── RECORDS TO PROCESS ──

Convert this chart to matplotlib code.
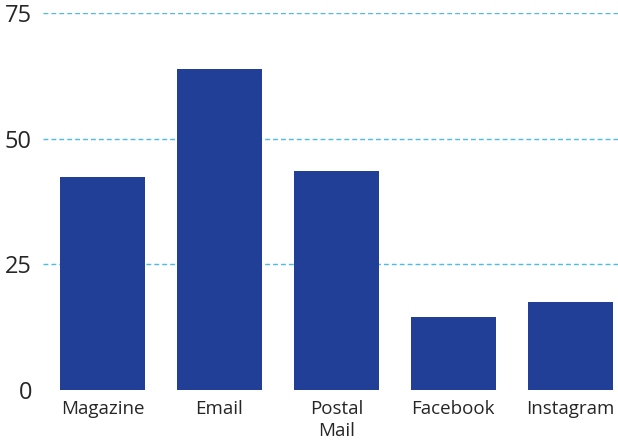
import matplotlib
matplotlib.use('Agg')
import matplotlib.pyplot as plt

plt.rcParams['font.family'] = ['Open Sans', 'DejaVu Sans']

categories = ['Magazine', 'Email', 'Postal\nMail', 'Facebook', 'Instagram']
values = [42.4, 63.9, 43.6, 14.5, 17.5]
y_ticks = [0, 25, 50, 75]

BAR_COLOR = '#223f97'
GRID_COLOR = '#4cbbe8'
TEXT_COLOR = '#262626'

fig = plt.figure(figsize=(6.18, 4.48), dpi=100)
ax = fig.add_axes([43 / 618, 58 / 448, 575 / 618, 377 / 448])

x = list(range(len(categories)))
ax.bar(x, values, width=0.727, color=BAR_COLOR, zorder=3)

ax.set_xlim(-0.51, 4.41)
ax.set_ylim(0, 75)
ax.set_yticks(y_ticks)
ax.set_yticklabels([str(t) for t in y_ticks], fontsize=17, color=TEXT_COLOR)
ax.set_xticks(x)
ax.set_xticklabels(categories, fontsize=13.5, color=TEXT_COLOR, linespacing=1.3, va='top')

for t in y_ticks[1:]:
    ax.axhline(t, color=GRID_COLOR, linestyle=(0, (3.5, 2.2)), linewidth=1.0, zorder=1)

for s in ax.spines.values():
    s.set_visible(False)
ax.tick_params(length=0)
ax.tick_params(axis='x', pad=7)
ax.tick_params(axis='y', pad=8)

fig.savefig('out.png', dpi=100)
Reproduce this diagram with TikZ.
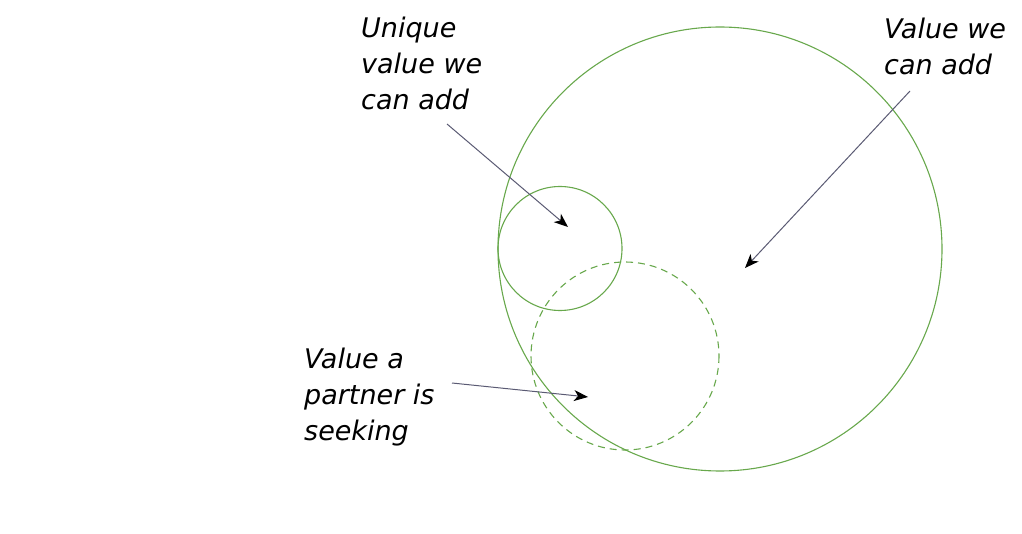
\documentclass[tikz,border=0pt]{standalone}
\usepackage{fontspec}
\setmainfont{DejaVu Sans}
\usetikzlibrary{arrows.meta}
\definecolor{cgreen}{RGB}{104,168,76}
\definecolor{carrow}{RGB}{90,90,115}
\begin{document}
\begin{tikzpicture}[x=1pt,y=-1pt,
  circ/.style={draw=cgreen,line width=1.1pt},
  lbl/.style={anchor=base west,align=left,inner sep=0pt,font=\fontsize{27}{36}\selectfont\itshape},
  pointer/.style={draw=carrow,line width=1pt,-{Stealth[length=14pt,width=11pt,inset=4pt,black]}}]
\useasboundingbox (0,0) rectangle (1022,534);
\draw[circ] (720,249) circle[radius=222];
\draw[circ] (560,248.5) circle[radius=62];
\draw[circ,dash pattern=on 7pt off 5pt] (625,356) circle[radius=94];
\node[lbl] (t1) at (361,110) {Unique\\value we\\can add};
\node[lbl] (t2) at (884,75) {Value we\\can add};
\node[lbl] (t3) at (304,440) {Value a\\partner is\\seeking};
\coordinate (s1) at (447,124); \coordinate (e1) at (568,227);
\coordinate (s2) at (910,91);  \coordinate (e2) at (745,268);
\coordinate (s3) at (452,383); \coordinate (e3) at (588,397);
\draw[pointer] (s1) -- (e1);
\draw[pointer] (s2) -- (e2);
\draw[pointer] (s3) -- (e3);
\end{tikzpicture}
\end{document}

───

WHAT THIS TASK INVOLVES:
Copy exactly the lines from the one containing "Reproduce this diagram with TikZ." through the final line of the records above, both included, and leave out any pictures.

WRITTEN SOLUTION:
Reproduce this diagram with TikZ.
\documentclass[tikz,border=0pt]{standalone}
\usepackage{fontspec}
\setmainfont{DejaVu Sans}
\usetikzlibrary{arrows.meta}
\definecolor{cgreen}{RGB}{104,168,76}
\definecolor{carrow}{RGB}{90,90,115}
\begin{document}
\begin{tikzpicture}[x=1pt,y=-1pt,
  circ/.style={draw=cgreen,line width=1.1pt},
  lbl/.style={anchor=base west,align=left,inner sep=0pt,font=\fontsize{27}{36}\selectfont\itshape},
  pointer/.style={draw=carrow,line width=1pt,-{Stealth[length=14pt,width=11pt,inset=4pt,black]}}]
\useasboundingbox (0,0) rectangle (1022,534);
\draw[circ] (720,249) circle[radius=222];
\draw[circ] (560,248.5) circle[radius=62];
\draw[circ,dash pattern=on 7pt off 5pt] (625,356) circle[radius=94];
\node[lbl] (t1) at (361,110) {Unique\\value we\\can add};
\node[lbl] (t2) at (884,75) {Value we\\can add};
\node[lbl] (t3) at (304,440) {Value a\\partner is\\seeking};
\coordinate (s1) at (447,124); \coordinate (e1) at (568,227);
\coordinate (s2) at (910,91);  \coordinate (e2) at (745,268);
\coordinate (s3) at (452,383); \coordinate (e3) at (588,397);
\draw[pointer] (s1) -- (e1);
\draw[pointer] (s2) -- (e2);
\draw[pointer] (s3) -- (e3);
\end{tikzpicture}
\end{document}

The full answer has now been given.